# REQUIREMENT:
Exactly repeat the material, dropping only the pictures.

# DATASET CONTENT:
** begin **

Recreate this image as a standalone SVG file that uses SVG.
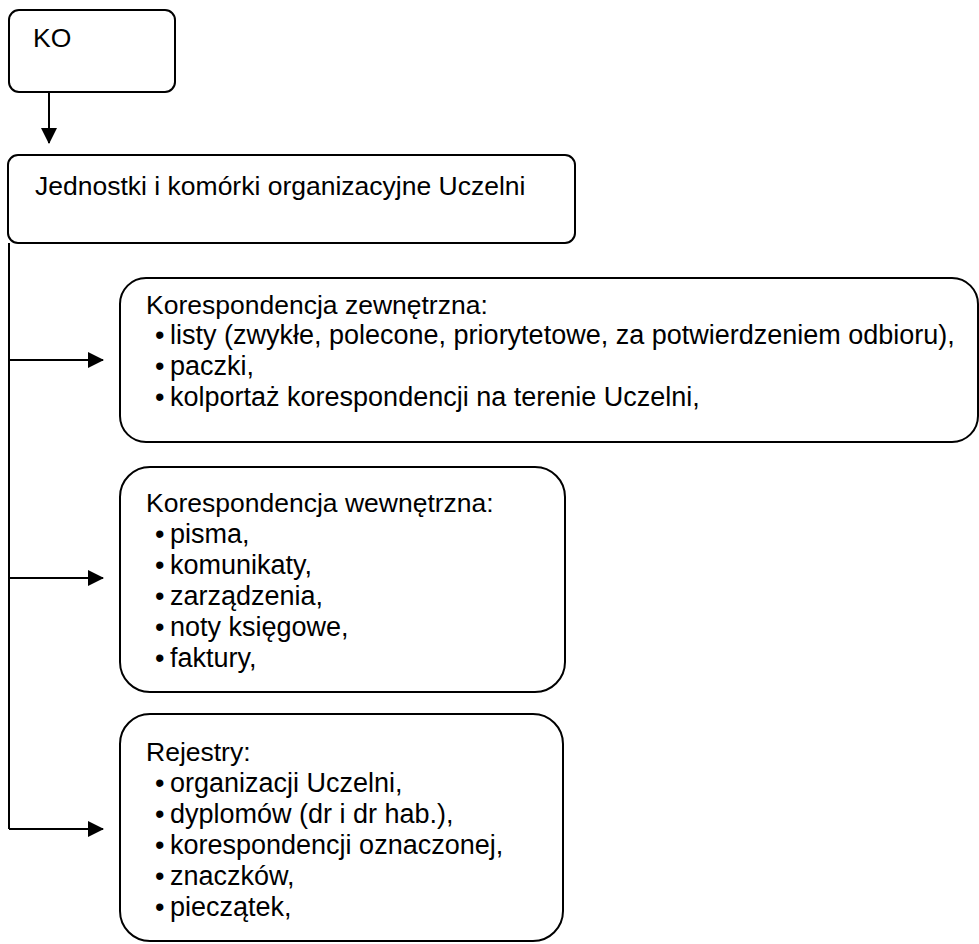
<svg xmlns="http://www.w3.org/2000/svg" width="979" height="944" viewBox="0 0 979 944">
<style>
.box{fill:#fff;stroke:#000;stroke-width:2}
.t{font-family:"Liberation Sans",Arial,sans-serif;font-size:26.5px;fill:#000}
.b{font-family:"Liberation Sans",Arial,sans-serif;font-size:27px;fill:#000}
.ln{fill:none;stroke:#000;stroke-width:2}
</style>
<defs>
<marker id="ah" markerWidth="16" markerHeight="16" refX="15" refY="8" orient="auto" markerUnits="userSpaceOnUse">
<path d="M0,0 L16,8 L0,16 Z" fill="#000"/>
</marker>
</defs>
<g id="connectors">
<line class="ln" x1="49" y1="92" x2="49" y2="143" marker-end="url(#ah)"/>
<path class="ln" d="M9,243 L9,829"/>
<line class="ln" x1="9" y1="360" x2="103" y2="360" marker-end="url(#ah)"/>
<line class="ln" x1="9" y1="578" x2="103" y2="578" marker-end="url(#ah)"/>
<line class="ln" x1="9" y1="829" x2="103" y2="829" marker-end="url(#ah)"/>
</g>
<g id="ko">
<rect class="box" x="9" y="10" width="166" height="82" rx="10"/>
<text class="t" x="33" y="47">KO</text>
</g>
<g id="jednostki">
<rect class="box" x="8" y="155" width="567" height="88" rx="10"/>
<text class="t" x="35" y="195">Jednostki i komórki organizacyjne Uczelni</text>
</g>
<g id="zewnetrzna">
<rect class="box" x="120" y="278" width="858" height="164" rx="26"/>
<text class="t" x="146" y="314">Korespondencja zewnętrzna:</text>
<text class="b"><tspan x="155" y="344">•</tspan><tspan x="170">listy (zwykłe, polecone, priorytetowe, za potwierdzeniem odbioru),</tspan></text>
<text class="b"><tspan x="155" y="375">•</tspan><tspan x="170">paczki,</tspan></text>
<text class="b"><tspan x="155" y="406">•</tspan><tspan x="170">kolportaż korespondencji na terenie Uczelni,</tspan></text>
</g>
<g id="wewnetrzna">
<rect class="box" x="120" y="467" width="445" height="225" rx="30"/>
<text class="t" x="146" y="512">Korespondencja wewnętrzna:</text>
<text class="b"><tspan x="155" y="543">•</tspan><tspan x="170">pisma,</tspan></text>
<text class="b"><tspan x="155" y="574">•</tspan><tspan x="170">komunikaty,</tspan></text>
<text class="b"><tspan x="155" y="605">•</tspan><tspan x="170">zarządzenia,</tspan></text>
<text class="b"><tspan x="155" y="636">•</tspan><tspan x="170">noty księgowe,</tspan></text>
<text class="b"><tspan x="155" y="667">•</tspan><tspan x="170">faktury,</tspan></text>
</g>
<g id="rejestry">
<rect class="box" x="120" y="714" width="443" height="227" rx="30"/>
<text class="t" x="146" y="761">Rejestry:</text>
<text class="b"><tspan x="155" y="792">•</tspan><tspan x="170">organizacji Uczelni,</tspan></text>
<text class="b"><tspan x="155" y="823">•</tspan><tspan x="170">dyplomów (dr i dr hab.),</tspan></text>
<text class="b"><tspan x="155" y="854">•</tspan><tspan x="170">korespondencji oznaczonej,</tspan></text>
<text class="b"><tspan x="155" y="885">•</tspan><tspan x="170">znaczków,</tspan></text>
<text class="b"><tspan x="155" y="916">•</tspan><tspan x="170">pieczątek,</tspan></text>
</g>
</svg>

** end **

# EXERCISE SOLUTION:
Recreate this image as a standalone SVG file that uses SVG.
<svg xmlns="http://www.w3.org/2000/svg" width="979" height="944" viewBox="0 0 979 944">
<style>
.box{fill:#fff;stroke:#000;stroke-width:2}
.t{font-family:"Liberation Sans",Arial,sans-serif;font-size:26.5px;fill:#000}
.b{font-family:"Liberation Sans",Arial,sans-serif;font-size:27px;fill:#000}
.ln{fill:none;stroke:#000;stroke-width:2}
</style>
<defs>
<marker id="ah" markerWidth="16" markerHeight="16" refX="15" refY="8" orient="auto" markerUnits="userSpaceOnUse">
<path d="M0,0 L16,8 L0,16 Z" fill="#000"/>
</marker>
</defs>
<g id="connectors">
<line class="ln" x1="49" y1="92" x2="49" y2="143" marker-end="url(#ah)"/>
<path class="ln" d="M9,243 L9,829"/>
<line class="ln" x1="9" y1="360" x2="103" y2="360" marker-end="url(#ah)"/>
<line class="ln" x1="9" y1="578" x2="103" y2="578" marker-end="url(#ah)"/>
<line class="ln" x1="9" y1="829" x2="103" y2="829" marker-end="url(#ah)"/>
</g>
<g id="ko">
<rect class="box" x="9" y="10" width="166" height="82" rx="10"/>
<text class="t" x="33" y="47">KO</text>
</g>
<g id="jednostki">
<rect class="box" x="8" y="155" width="567" height="88" rx="10"/>
<text class="t" x="35" y="195">Jednostki i komórki organizacyjne Uczelni</text>
</g>
<g id="zewnetrzna">
<rect class="box" x="120" y="278" width="858" height="164" rx="26"/>
<text class="t" x="146" y="314">Korespondencja zewnętrzna:</text>
<text class="b"><tspan x="155" y="344">•</tspan><tspan x="170">listy (zwykłe, polecone, priorytetowe, za potwierdzeniem odbioru),</tspan></text>
<text class="b"><tspan x="155" y="375">•</tspan><tspan x="170">paczki,</tspan></text>
<text class="b"><tspan x="155" y="406">•</tspan><tspan x="170">kolportaż korespondencji na terenie Uczelni,</tspan></text>
</g>
<g id="wewnetrzna">
<rect class="box" x="120" y="467" width="445" height="225" rx="30"/>
<text class="t" x="146" y="512">Korespondencja wewnętrzna:</text>
<text class="b"><tspan x="155" y="543">•</tspan><tspan x="170">pisma,</tspan></text>
<text class="b"><tspan x="155" y="574">•</tspan><tspan x="170">komunikaty,</tspan></text>
<text class="b"><tspan x="155" y="605">•</tspan><tspan x="170">zarządzenia,</tspan></text>
<text class="b"><tspan x="155" y="636">•</tspan><tspan x="170">noty księgowe,</tspan></text>
<text class="b"><tspan x="155" y="667">•</tspan><tspan x="170">faktury,</tspan></text>
</g>
<g id="rejestry">
<rect class="box" x="120" y="714" width="443" height="227" rx="30"/>
<text class="t" x="146" y="761">Rejestry:</text>
<text class="b"><tspan x="155" y="792">•</tspan><tspan x="170">organizacji Uczelni,</tspan></text>
<text class="b"><tspan x="155" y="823">•</tspan><tspan x="170">dyplomów (dr i dr hab.),</tspan></text>
<text class="b"><tspan x="155" y="854">•</tspan><tspan x="170">korespondencji oznaczonej,</tspan></text>
<text class="b"><tspan x="155" y="885">•</tspan><tspan x="170">znaczków,</tspan></text>
<text class="b"><tspan x="155" y="916">•</tspan><tspan x="170">pieczątek,</tspan></text>
</g>
</svg>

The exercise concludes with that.